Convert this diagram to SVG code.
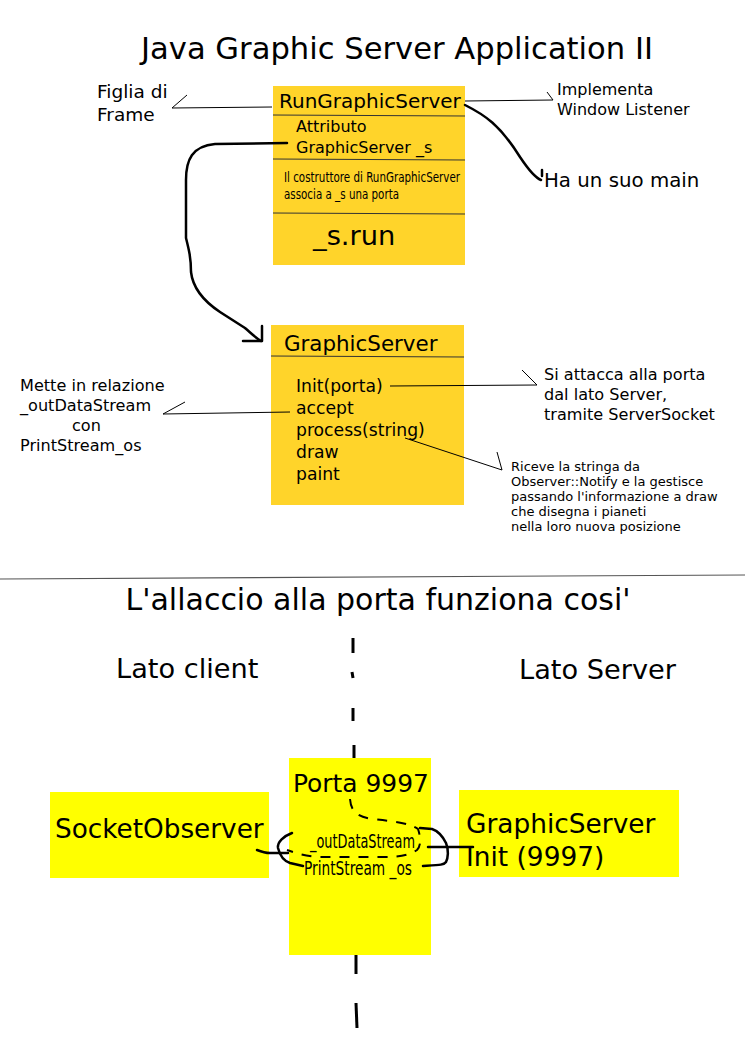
<svg xmlns="http://www.w3.org/2000/svg" width="745" height="1053" viewBox="0 0 745 1053">
<style>
text{font-family:"DejaVu Sans","Liberation Sans",sans-serif;fill:#000}
.thin{stroke:#000;stroke-width:1;fill:none}
.thick{stroke:#000;stroke-width:2.5;fill:none;stroke-linecap:round;stroke-linejoin:round}
.dash{stroke:#000;stroke-width:3;fill:none}
.sep{stroke:#333;stroke-width:1}
.uml{fill:#ffd42a}
.yel{fill:#ffff00}
</style>
<rect width="745" height="1053" fill="#fff"/>
<text x="397" y="59" font-size="30.6" text-anchor="middle">Java Graphic Server Application II</text>

<g id="runGraphicServer">
<rect class="uml" x="273" y="86" width="192" height="179"/>
<line class="sep" x1="273" y1="115" x2="465" y2="116"/>
<line class="sep" x1="273" y1="159" x2="465" y2="160"/>
<line class="sep" x1="273" y1="213" x2="465" y2="214"/>
<text x="279" y="108" font-size="20">RunGraphicServer</text>
<text x="296" y="132" font-size="16">Attributo</text>
<text x="296" y="153" font-size="16">GraphicServer _s</text>
<text x="284" y="182" font-size="14.5" textLength="176" lengthAdjust="spacingAndGlyphs">Il costruttore di RunGraphicServer</text>
<text x="284" y="199" font-size="14.5" textLength="115" lengthAdjust="spacingAndGlyphs">associa a _s una porta</text>
<text x="313" y="245" font-size="27.3">_s.run</text>
</g>

<g id="graphicServer">
<rect class="uml" x="271" y="325" width="193" height="180"/>
<line class="sep" x1="271" y1="356" x2="464" y2="357"/>
<text x="284" y="351" font-size="21.4">GraphicServer</text>
<text x="296" y="392" font-size="17.2">Init(porta)</text>
<text x="296" y="414" font-size="17.2">accept</text>
<text x="296" y="436" font-size="17.2">process(string)</text>
<text x="296" y="458" font-size="17.2">draw</text>
<text x="296" y="480" font-size="17.2">paint</text>
</g>

<g id="noteFiglia">
<text x="97" y="98" font-size="18.5">Figlia di</text>
<text x="97" y="121" font-size="18.5">Frame</text>
</g>
<g id="noteImplementa">
<text x="557" y="95" font-size="16">Implementa</text>
<text x="557" y="115" font-size="16">Window Listener</text>
</g>
<g id="noteMain">
<text x="544" y="187" font-size="19.8">Ha un suo main</text>
</g>
<g id="noteAttacca">
<text x="544" y="380" font-size="16.1">Si attacca alla porta</text>
<text x="544" y="400" font-size="16.1">dal lato Server,</text>
<text x="544" y="420" font-size="16.1">tramite ServerSocket</text>
</g>
<g id="noteRiceve">
<text x="511" y="471" font-size="13">Riceve la stringa da</text>
<text x="511" y="486" font-size="13">Observer::Notify e la gestisce</text>
<text x="511" y="501" font-size="13">passando l'informazione a draw</text>
<text x="511" y="516" font-size="13">che disegna i pianeti</text>
<text x="511" y="531" font-size="13">nella loro nuova posizione</text>
</g>
<g id="noteMette">
<text x="20" y="391" font-size="16.1">Mette in relazione</text>
<text x="20" y="411" font-size="16.1">_outDataStream</text>
<text x="72" y="431" font-size="16.1">con</text>
<text x="20" y="451" font-size="16.1">PrintStream_os</text>
</g>

<line x1="0" y1="579" x2="745" y2="575" stroke="#555" stroke-width="1.2"/>
<text x="378" y="610" font-size="30" text-anchor="middle">L'allaccio alla porta funziona cosi'</text>
<text x="116" y="678" font-size="27.2">Lato client</text>
<text x="519" y="679" font-size="27.2">Lato Server</text>

<g id="axis">
<line class="dash" x1="353" y1="638" x2="353" y2="653"/>
<line class="dash" x1="352" y1="672" x2="353" y2="678"/>
<line class="dash" x1="353" y1="708" x2="353" y2="721"/>
<line class="dash" x1="354" y1="745" x2="354" y2="760"/>
<line class="dash" x1="356" y1="955" x2="356" y2="974"/>
<line class="dash" x1="356" y1="1003" x2="357" y2="1028"/>
</g>

<g id="porta">
<rect class="yel" x="289" y="758" width="142" height="197"/>
<text x="293" y="792" font-size="24.9">Porta 9997</text>
<text x="310" y="848" font-size="20" textLength="105" lengthAdjust="spacingAndGlyphs">_outDataStream</text>
<text x="304" y="875" font-size="20" textLength="108" lengthAdjust="spacingAndGlyphs">PrintStream _os</text>
</g>
<g id="socketObserver">
<rect class="yel" x="50" y="792" width="219" height="86"/>
<text x="55" y="838" font-size="26.3">SocketObserver</text>
</g>
<g id="graphicServerInit">
<rect class="yel" x="459" y="790" width="220" height="87"/>
<text x="466" y="833" font-size="26.4">GraphicServer</text>
<text x="466" y="866" font-size="26.4">Init (9997)</text>
</g>

<g id="connectors">
<polyline class="thin" points="187,95 172,108 272,107"/>
<polyline class="thin" points="547,92 553,100 465,101"/>
<path class="thick" d="M465,105 C485,115 500,125 520,157 C530,172 536,178 541,180"/>
<line class="thick" x1="542" y1="170" x2="542" y2="176" stroke-width="2"/>
<path class="thick" d="M287,143 L215,144 C192,146 186,160 186,180 L186,238 C189,250 191,258 191,272 C193,290 205,302 220,312 L245,328 C252,334 256,338 261,341"/>
<polyline class="thick" points="243,341 262,341 262,326" stroke-width="2"/>
<polyline class="thin" points="522,370 537,385 390,386"/>
<polyline class="thin" points="497,452 502,470 405,438"/>
<polyline class="thin" points="185,402 163,414 290,412"/>

<path d="M350,799 C351,812 358,817 372,819 C392,821 410,823 418,829 C421,838 421,846 417,850 C410,855 400,857 385,857 L320,857 C305,856 295,853 287,850" stroke="#000" stroke-width="2" fill="none" stroke-dasharray="10,9"/>
<path class="thick" d="M257,850 C262,852 266,853 270,853 L288,853" stroke-width="2"/>
<path class="thick" d="M292,833 C284,836 277,842 278,848 C280,856 284,861 290,863 L303,866" stroke-width="1.8"/>
<path class="thick" d="M420,828 L432,829 C438,831 442,835 446,843 C449,850 448,858 446,862 C444,865 440,865 423,866" stroke-width="2"/>
<line class="thick" x1="428" y1="847" x2="473" y2="847" stroke-width="2"/>
</g>
</svg>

### THE PROBLEM
Leave out the pictures and restate, word for word, the lines from the top of the data through the line containing "Server Application II</text>", both included.

### RESULT OF THE TASK
Convert this diagram to SVG code.
<svg xmlns="http://www.w3.org/2000/svg" width="745" height="1053" viewBox="0 0 745 1053">
<style>
text{font-family:"DejaVu Sans","Liberation Sans",sans-serif;fill:#000}
.thin{stroke:#000;stroke-width:1;fill:none}
.thick{stroke:#000;stroke-width:2.5;fill:none;stroke-linecap:round;stroke-linejoin:round}
.dash{stroke:#000;stroke-width:3;fill:none}
.sep{stroke:#333;stroke-width:1}
.uml{fill:#ffd42a}
.yel{fill:#ffff00}
</style>
<rect width="745" height="1053" fill="#fff"/>
<text x="397" y="59" font-size="30.6" text-anchor="middle">Java Graphic Server Application II</text>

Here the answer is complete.